You see the strong business bias of the sustainability outlook in the present consensus scheme for curbing greenhouse emissions—a cap-and-trade market permitting polluters to trade, purchase, and sell carbon credits in the same way that air-quality trade schemes created incentives for polluters to clean up. By most accounts, a “true cost” pricing system that incorporates the environmental price of greenhouse gas emissions via a carbon tax would be a much fairer approach. By distributing the tax burden as widely—and as equitably—as possible, carbon taxes could help income keep pace with the price increases that such taxes would create. The increased public revenues could underwrite fuel-cost relief schemes, even—dare to dream—a functioning welfare state so that the working poor would not bear the brunt of higher prices.

Under cap and trade, by contrast, one surefire winner will likely be, you guessed it, Wall Street investment banking concerns brokering carbon credits to major energy companies. Goldman Sachs and Credit Suisse have already created US-based carbon-trading desks; Goldman also holds a 19 percent interest in the London-based Climate Exchange. The last time we let financial-services companies drive economic policy, we got the mortgage meltdown. What could possibly go wrong this time?

Meanwhile, the ecological returns on cap and trade are by no means a sure thing. In the European Union, where such a system has been in force since 2005, carbon emissions have not gone down significantly—indeed, they’re still rising. “Cap and trade doesn’t lead to all reasonable action being taken to reduce carbon emissions,” says David MacKay, a professor of natural philosophy in the physics department at the University of Cambridge. “It’s like saying, ‘Murder rates are a bit high in this city—let’s hand out murder permits to the people of the city, and have them trade them with each other, so as to arrange for economically optimal murder.'”

In fact, as Ted Nordhaus and Michael Shellenberger argue in their recent critique of progressive green politics, Break Through, truly cutting carbon emissions requires “the very thing environmentalists have long imagined to be the driver of pollution in the first place: economic development.” The environmental movement, they note, wrongly focuses on “strategies for regulation and sacrifice, not investment and opportunity.” Thus, for example, the obvious and urgent need for an enormous government R&D investment in alternative energy has not claimed pride of place on the lobbying agendas of “pollution-oriented environmental groups.”
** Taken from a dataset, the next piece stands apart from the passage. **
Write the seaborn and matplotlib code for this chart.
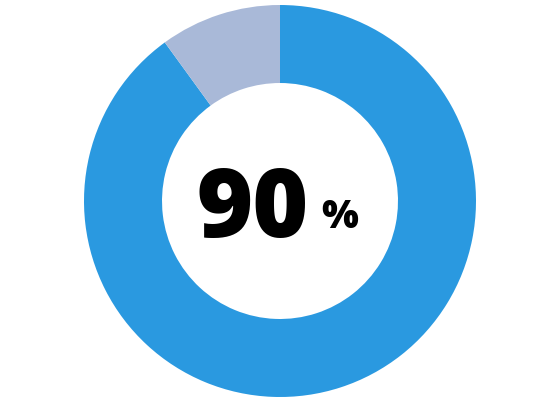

Nordhaus and Shellenberger argue that the green movement’s historic disdain for economic growth is rooted in “an ethic born among the privileged patricians of a generation for whom building mansions by the sea was indistinguishable from advocating for the preservation of national parks.” From the moment the 19th-century British philosopher John Stuart Mill endorsed a “stationary state” economy—i.e. a no-growth system relying on an essentially fixed rate of production—the project of imagining an environmentally friendly economic order has been predicated on the urge to protect a vision of capital-N Nature from the industrial age’s gray, ungainly depredations.

It seems that carbon-control policy has taken its peculiar shape in part because environmentalists can’t seem to shed their class biases—or blind spots. The popular “feebate” mechanism, for example, imposes consumption taxes on high-carbon automobiles, home heating systems, and the like, while passing on the savings to savvier consumers. Now, there are sound reasons to suggest that feebates could speed up production of better, carbon-neutral consumer goods by ramping up market demand. But they also, like many such design-driven responses to the climate crisis, aim at rewarding the conduct of already privileged segments of the market—while advancing few immediate and practical remedies to market’s lower reaches. And as emissions-control measures, feebates, like cap and trade, are at best an ambiguous means of shaping actual consumer behavior. “They do nothing to influence how much vehicles are driven and risk [the] unintended consequence of additional driving,” concluded a 2003 study by the nonpartisan Resources for the Future.

Environmentalists are well overdue for a sharp, self-critical look at their track record on social equality, particularly as it pertains to the developing world. For decades, they’ve compiled an unlovely run of dour prophesying on how less-developed societies conduct themselves—from Paul Ehrlich’s never-ignited “population bomb” on down. This record is a central reason why policymakers in China and India have been able to so effectively counter the case for curbing carbon emissions: Once again, they argue, the West is pushing austerity on poorer populations after reaping the benefits of industrial development for itself.

But more than that, the sustainability movement needs to rethink a dogmatic opposition to industrialism and materialism—and, all too often, the people condemned to mere materialist livelihoods in industries that fall short of green ideals. Even hardheaded environmental thinkers like Nordhaus and Shellenberger readily fall into glib talk of a “post-material politics,” whereby social change mystically advances by “seeking individual authenticity.” In this new order, they lecture, there is no place for class resentments, which just breed “a culture and politics of victimization.”

It’s true that there’s been plenty of ill will (or indifference) toward environmental initiatives from organized labor. But at a time when even James Hoffa’s Teamsters have abandoned their support for oil drilling in the Arctic National Wildlife Refuge, there remains no logical reason why sustainable policymaking has to place Goldman Sachs’ interests above the afl-cio‘s. Green taxes can subsidize real growth sectors for the non-college-educated working class, who need more to subsist on than promises of the coming boom in solar hydrogen. Renewable construction projects can be concentrated in older urban neighborhoods now reeling from the subprime meltdown. Well-designed mass transit schemes could actually help urban service workers now condemned to unworkable commutes to the outer-ring suburbs.

But for any of this to happen, our prophets of sustainability need to form real political alliances with their counterparts in the labor movement—and to do so as their political equals, not as patrician managers who want to fine-tune workers’ consumption patterns while earnestly lobbying them out of a job. Other species may have devised more invidious survival strategies, but the surest path to human sustainability is through solidarity.